* Written request
Leave the pictures out and write out exactly the lines from the top of the entries through the line containing "import seaborn as sns".

Dataset excerpt:
▼

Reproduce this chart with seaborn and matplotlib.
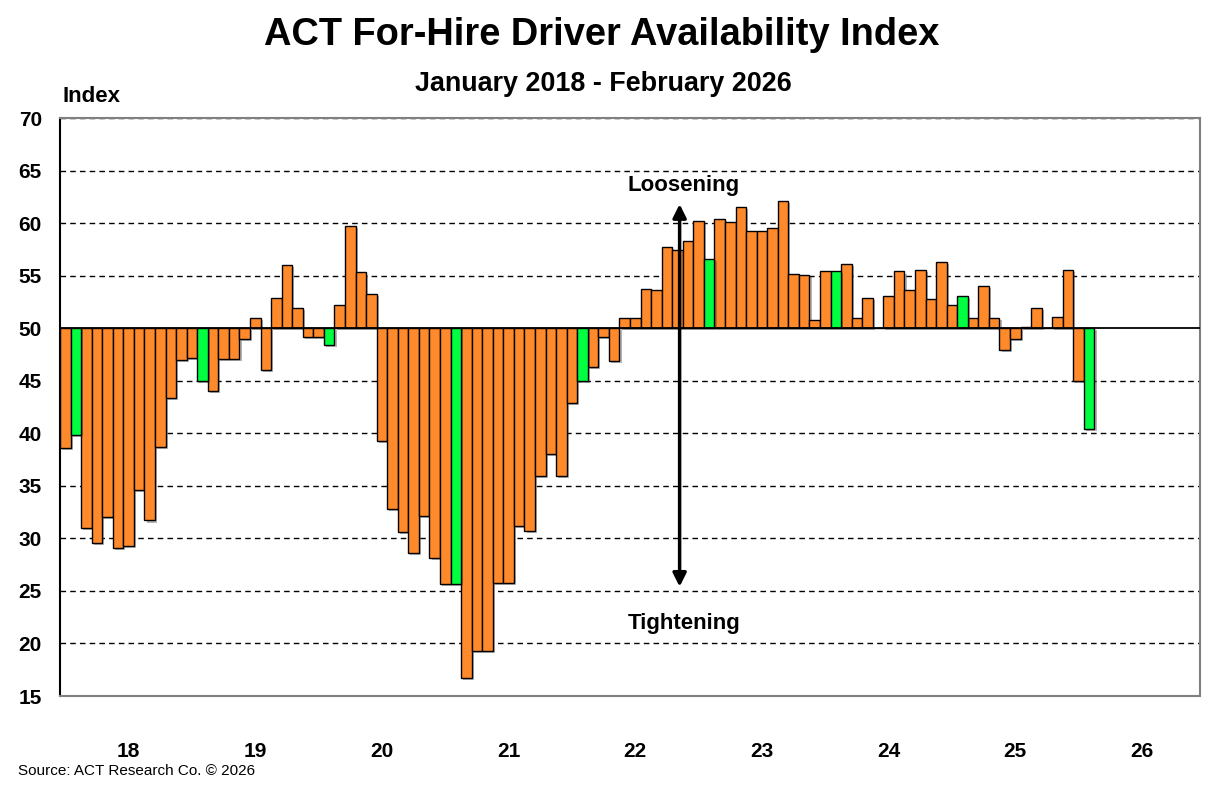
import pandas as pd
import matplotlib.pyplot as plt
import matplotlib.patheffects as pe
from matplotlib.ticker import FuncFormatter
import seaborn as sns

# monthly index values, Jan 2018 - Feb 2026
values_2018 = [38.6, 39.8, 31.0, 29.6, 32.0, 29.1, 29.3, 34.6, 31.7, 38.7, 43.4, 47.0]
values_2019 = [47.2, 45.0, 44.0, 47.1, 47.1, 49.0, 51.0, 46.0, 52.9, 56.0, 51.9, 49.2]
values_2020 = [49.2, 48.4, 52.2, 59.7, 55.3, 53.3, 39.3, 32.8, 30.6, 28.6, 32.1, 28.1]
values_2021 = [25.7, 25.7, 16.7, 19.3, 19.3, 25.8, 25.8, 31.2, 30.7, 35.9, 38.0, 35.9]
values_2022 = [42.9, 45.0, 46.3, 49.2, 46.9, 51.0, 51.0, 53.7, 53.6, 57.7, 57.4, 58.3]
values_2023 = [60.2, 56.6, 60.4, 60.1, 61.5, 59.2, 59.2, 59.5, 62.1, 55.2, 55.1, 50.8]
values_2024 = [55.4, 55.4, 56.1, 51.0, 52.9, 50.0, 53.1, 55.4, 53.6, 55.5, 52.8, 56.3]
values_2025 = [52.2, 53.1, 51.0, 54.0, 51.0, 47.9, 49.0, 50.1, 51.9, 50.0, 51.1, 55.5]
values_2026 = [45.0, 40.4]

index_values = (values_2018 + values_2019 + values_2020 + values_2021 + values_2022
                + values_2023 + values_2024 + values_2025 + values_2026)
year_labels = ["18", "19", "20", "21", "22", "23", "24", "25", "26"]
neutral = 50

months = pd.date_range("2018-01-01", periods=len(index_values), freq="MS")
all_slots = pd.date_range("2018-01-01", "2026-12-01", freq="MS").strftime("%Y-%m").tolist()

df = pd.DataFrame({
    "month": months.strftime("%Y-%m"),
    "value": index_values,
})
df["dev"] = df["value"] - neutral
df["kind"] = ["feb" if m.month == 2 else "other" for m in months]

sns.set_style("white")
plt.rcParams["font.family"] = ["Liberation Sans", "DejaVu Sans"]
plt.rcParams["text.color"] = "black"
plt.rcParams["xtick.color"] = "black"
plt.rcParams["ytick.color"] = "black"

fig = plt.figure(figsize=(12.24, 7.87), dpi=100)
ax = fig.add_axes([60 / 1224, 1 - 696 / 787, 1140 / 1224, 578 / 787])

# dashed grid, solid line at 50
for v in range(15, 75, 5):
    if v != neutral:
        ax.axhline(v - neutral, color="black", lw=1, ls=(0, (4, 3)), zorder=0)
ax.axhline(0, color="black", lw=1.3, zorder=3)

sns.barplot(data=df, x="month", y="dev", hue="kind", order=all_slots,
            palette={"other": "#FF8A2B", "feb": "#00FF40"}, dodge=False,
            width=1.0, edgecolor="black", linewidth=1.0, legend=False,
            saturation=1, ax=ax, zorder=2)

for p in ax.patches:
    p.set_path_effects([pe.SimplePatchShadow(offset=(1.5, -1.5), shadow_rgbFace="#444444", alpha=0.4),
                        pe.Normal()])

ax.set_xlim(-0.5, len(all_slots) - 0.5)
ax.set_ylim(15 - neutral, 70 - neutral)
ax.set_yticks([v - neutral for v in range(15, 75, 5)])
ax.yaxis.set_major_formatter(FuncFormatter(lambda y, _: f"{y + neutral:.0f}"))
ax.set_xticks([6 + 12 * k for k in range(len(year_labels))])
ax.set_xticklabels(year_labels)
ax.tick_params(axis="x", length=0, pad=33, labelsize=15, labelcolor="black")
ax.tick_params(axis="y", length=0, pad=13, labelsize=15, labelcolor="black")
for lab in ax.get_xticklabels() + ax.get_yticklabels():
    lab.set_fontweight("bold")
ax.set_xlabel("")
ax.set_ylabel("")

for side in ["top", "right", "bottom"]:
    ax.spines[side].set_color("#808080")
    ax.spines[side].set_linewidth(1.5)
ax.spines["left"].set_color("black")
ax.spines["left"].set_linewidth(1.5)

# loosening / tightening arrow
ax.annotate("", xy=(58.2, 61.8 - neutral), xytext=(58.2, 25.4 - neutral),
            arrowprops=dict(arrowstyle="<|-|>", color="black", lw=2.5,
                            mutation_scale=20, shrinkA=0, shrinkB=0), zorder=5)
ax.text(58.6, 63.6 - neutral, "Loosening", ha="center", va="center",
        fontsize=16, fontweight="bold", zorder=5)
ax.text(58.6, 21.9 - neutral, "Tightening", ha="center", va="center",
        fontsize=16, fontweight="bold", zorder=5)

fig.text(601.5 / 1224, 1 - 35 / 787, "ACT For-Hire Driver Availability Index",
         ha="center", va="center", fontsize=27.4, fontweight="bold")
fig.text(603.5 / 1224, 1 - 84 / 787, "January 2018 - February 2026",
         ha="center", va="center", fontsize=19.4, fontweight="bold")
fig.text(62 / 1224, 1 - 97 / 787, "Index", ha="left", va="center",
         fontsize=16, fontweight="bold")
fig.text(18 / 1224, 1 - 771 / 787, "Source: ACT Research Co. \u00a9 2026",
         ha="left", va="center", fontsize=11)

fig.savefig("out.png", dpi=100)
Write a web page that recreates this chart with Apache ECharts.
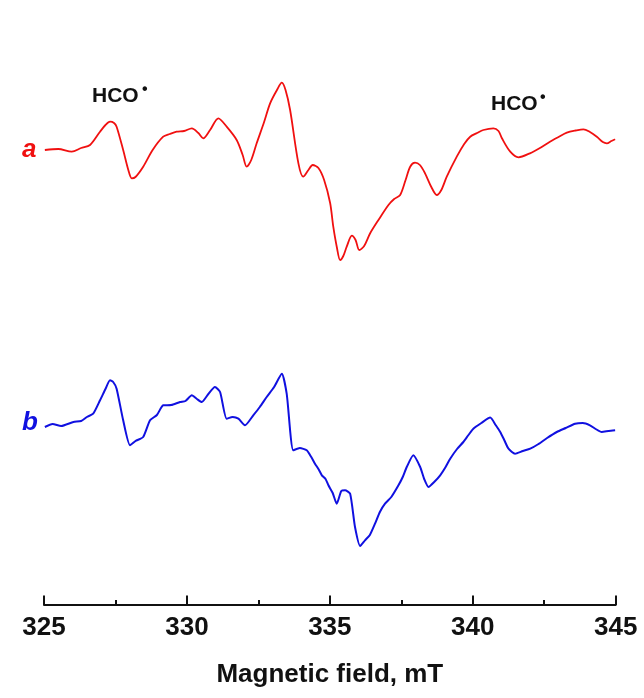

▲

* Written answer
Reproduce this chart with seaborn and matplotlib.
import pandas as pd
import matplotlib.pyplot as plt
import matplotlib.patheffects as pe
from matplotlib.ticker import FuncFormatter
import seaborn as sns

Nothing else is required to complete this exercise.